__Data provided__.
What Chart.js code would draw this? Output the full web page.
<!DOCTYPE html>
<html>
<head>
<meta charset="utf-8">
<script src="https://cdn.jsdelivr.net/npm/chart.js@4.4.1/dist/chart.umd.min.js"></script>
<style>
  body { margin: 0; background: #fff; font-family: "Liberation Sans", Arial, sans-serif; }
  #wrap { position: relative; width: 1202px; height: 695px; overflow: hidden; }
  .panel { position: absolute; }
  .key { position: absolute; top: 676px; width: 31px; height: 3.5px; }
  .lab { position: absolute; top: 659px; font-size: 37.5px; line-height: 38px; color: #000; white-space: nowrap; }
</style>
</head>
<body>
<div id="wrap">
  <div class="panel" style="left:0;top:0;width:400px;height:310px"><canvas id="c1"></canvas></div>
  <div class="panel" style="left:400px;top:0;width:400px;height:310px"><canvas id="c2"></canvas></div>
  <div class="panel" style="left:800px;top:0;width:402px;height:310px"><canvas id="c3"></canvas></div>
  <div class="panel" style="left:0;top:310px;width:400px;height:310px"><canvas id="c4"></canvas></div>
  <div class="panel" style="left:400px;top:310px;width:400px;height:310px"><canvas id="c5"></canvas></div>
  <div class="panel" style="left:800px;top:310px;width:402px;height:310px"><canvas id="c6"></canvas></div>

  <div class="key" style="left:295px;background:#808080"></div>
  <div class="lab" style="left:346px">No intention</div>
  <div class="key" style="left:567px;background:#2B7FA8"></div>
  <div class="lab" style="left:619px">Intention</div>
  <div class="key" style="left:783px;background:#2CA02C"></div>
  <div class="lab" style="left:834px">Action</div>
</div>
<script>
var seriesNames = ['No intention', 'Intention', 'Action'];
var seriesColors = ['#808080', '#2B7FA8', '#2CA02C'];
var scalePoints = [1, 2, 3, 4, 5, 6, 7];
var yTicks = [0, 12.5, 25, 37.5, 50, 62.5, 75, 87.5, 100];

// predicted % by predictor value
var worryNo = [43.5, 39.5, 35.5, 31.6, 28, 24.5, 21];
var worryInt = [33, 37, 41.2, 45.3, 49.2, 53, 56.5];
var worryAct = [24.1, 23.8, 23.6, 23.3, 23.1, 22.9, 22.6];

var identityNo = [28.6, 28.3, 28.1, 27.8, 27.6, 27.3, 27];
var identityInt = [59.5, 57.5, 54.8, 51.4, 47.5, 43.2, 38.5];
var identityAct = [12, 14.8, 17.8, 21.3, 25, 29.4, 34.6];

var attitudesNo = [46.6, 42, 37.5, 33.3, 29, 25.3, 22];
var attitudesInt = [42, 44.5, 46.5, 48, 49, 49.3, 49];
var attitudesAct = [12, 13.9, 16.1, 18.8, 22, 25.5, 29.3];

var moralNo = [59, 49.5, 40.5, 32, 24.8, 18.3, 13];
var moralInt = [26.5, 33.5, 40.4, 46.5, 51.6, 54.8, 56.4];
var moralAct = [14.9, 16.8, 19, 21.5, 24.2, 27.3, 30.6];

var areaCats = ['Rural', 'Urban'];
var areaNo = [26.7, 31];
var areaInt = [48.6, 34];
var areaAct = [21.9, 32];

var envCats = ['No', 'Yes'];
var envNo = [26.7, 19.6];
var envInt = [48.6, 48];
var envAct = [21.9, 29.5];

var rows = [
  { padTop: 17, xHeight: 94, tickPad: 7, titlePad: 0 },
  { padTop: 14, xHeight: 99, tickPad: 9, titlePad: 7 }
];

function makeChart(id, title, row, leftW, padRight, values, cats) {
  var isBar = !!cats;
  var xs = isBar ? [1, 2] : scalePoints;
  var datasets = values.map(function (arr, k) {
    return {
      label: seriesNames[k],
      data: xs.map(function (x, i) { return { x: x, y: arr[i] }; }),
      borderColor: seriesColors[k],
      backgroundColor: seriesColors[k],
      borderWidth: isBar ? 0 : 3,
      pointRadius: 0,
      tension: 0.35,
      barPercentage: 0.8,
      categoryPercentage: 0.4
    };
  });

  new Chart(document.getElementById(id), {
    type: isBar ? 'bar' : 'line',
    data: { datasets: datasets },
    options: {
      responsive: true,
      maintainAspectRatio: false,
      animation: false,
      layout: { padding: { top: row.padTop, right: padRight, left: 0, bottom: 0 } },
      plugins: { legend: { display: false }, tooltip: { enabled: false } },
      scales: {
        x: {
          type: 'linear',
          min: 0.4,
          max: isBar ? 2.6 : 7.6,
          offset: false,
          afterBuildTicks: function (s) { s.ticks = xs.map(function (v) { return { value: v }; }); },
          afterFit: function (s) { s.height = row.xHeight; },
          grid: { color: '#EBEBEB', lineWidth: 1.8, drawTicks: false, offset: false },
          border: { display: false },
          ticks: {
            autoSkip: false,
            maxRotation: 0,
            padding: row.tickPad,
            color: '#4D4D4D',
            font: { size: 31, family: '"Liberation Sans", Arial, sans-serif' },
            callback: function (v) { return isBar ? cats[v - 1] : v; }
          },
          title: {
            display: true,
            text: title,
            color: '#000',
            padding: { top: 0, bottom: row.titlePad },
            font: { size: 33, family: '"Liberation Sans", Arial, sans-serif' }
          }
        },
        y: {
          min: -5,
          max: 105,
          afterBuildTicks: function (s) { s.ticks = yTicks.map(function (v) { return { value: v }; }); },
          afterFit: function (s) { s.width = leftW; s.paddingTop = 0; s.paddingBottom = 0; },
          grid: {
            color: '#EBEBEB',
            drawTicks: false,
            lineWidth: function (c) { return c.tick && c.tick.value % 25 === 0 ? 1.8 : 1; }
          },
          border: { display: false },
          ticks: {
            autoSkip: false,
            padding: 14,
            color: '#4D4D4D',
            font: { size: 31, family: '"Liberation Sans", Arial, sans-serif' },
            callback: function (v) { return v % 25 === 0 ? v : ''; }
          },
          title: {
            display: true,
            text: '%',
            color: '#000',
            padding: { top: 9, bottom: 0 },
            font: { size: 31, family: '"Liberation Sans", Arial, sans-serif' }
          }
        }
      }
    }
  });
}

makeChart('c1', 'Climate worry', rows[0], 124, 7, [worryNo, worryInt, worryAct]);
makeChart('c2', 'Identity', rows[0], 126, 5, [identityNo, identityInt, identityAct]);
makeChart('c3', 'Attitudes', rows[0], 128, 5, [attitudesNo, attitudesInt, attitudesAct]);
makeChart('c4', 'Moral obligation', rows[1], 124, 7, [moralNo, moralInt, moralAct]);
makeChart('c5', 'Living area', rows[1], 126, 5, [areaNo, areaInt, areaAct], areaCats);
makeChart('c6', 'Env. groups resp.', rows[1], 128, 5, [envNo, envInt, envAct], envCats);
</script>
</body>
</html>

==

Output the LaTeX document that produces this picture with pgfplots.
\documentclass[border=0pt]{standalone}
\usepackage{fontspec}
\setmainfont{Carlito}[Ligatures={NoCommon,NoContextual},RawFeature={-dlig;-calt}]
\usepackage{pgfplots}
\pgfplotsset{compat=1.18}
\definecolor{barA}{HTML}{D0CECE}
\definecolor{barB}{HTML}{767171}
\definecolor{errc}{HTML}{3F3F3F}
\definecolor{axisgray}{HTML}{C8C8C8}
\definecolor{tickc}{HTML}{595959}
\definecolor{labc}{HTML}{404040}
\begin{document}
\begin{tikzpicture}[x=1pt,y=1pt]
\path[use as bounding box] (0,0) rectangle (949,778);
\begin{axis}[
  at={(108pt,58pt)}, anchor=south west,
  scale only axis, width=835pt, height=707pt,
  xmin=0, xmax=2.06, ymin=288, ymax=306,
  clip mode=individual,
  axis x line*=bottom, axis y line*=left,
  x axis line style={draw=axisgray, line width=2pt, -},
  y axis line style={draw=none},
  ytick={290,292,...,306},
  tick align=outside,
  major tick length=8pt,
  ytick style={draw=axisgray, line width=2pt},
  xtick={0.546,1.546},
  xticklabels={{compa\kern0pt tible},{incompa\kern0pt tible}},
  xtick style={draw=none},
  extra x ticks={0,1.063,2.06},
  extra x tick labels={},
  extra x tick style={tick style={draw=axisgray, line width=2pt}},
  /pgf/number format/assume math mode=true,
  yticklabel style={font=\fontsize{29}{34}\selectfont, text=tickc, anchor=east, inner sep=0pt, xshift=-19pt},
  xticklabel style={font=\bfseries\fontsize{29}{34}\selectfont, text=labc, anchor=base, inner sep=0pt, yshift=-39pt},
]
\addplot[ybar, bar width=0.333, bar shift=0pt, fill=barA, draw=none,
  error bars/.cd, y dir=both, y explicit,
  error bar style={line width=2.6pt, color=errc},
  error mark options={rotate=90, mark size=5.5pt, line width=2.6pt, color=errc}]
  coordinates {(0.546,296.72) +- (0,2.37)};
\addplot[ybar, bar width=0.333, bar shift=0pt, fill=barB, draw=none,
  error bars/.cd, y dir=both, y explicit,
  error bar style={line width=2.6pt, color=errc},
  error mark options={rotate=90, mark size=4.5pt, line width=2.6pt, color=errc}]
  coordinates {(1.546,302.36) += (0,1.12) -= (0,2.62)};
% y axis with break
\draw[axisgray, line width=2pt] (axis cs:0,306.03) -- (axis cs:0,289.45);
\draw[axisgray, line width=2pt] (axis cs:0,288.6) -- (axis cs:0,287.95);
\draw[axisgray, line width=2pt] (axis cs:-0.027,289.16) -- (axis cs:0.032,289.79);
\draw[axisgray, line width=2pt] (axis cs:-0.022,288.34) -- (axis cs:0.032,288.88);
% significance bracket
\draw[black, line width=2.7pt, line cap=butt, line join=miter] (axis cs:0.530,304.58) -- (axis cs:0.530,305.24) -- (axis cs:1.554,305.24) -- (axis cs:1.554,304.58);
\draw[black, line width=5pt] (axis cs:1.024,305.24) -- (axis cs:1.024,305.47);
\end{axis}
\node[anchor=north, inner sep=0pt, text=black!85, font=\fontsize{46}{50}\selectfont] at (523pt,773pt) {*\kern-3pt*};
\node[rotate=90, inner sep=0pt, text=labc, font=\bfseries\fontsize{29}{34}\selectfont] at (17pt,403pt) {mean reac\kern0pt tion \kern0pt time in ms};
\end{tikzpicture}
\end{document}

__Exercise instructions__.
Exactly those lines that run from the line with "What Chart.js code" through the line with "var worryAct = [24.1, 23.8, 23.6, 23.3, 23.1, 22.9, 22.6];" are to be reproduced; both end lines belong to the range.

__Correct result__.
What Chart.js code would draw this? Output the full web page.
<!DOCTYPE html>
<html>
<head>
<meta charset="utf-8">
<script src="https://cdn.jsdelivr.net/npm/chart.js@4.4.1/dist/chart.umd.min.js"></script>
<style>
  body { margin: 0; background: #fff; font-family: "Liberation Sans", Arial, sans-serif; }
  #wrap { position: relative; width: 1202px; height: 695px; overflow: hidden; }
  .panel { position: absolute; }
  .key { position: absolute; top: 676px; width: 31px; height: 3.5px; }
  .lab { position: absolute; top: 659px; font-size: 37.5px; line-height: 38px; color: #000; white-space: nowrap; }
</style>
</head>
<body>
<div id="wrap">
  <div class="panel" style="left:0;top:0;width:400px;height:310px"><canvas id="c1"></canvas></div>
  <div class="panel" style="left:400px;top:0;width:400px;height:310px"><canvas id="c2"></canvas></div>
  <div class="panel" style="left:800px;top:0;width:402px;height:310px"><canvas id="c3"></canvas></div>
  <div class="panel" style="left:0;top:310px;width:400px;height:310px"><canvas id="c4"></canvas></div>
  <div class="panel" style="left:400px;top:310px;width:400px;height:310px"><canvas id="c5"></canvas></div>
  <div class="panel" style="left:800px;top:310px;width:402px;height:310px"><canvas id="c6"></canvas></div>

  <div class="key" style="left:295px;background:#808080"></div>
  <div class="lab" style="left:346px">No intention</div>
  <div class="key" style="left:567px;background:#2B7FA8"></div>
  <div class="lab" style="left:619px">Intention</div>
  <div class="key" style="left:783px;background:#2CA02C"></div>
  <div class="lab" style="left:834px">Action</div>
</div>
<script>
var seriesNames = ['No intention', 'Intention', 'Action'];
var seriesColors = ['#808080', '#2B7FA8', '#2CA02C'];
var scalePoints = [1, 2, 3, 4, 5, 6, 7];
var yTicks = [0, 12.5, 25, 37.5, 50, 62.5, 75, 87.5, 100];

// predicted % by predictor value
var worryNo = [43.5, 39.5, 35.5, 31.6, 28, 24.5, 21];
var worryInt = [33, 37, 41.2, 45.3, 49.2, 53, 56.5];
var worryAct = [24.1, 23.8, 23.6, 23.3, 23.1, 22.9, 22.6];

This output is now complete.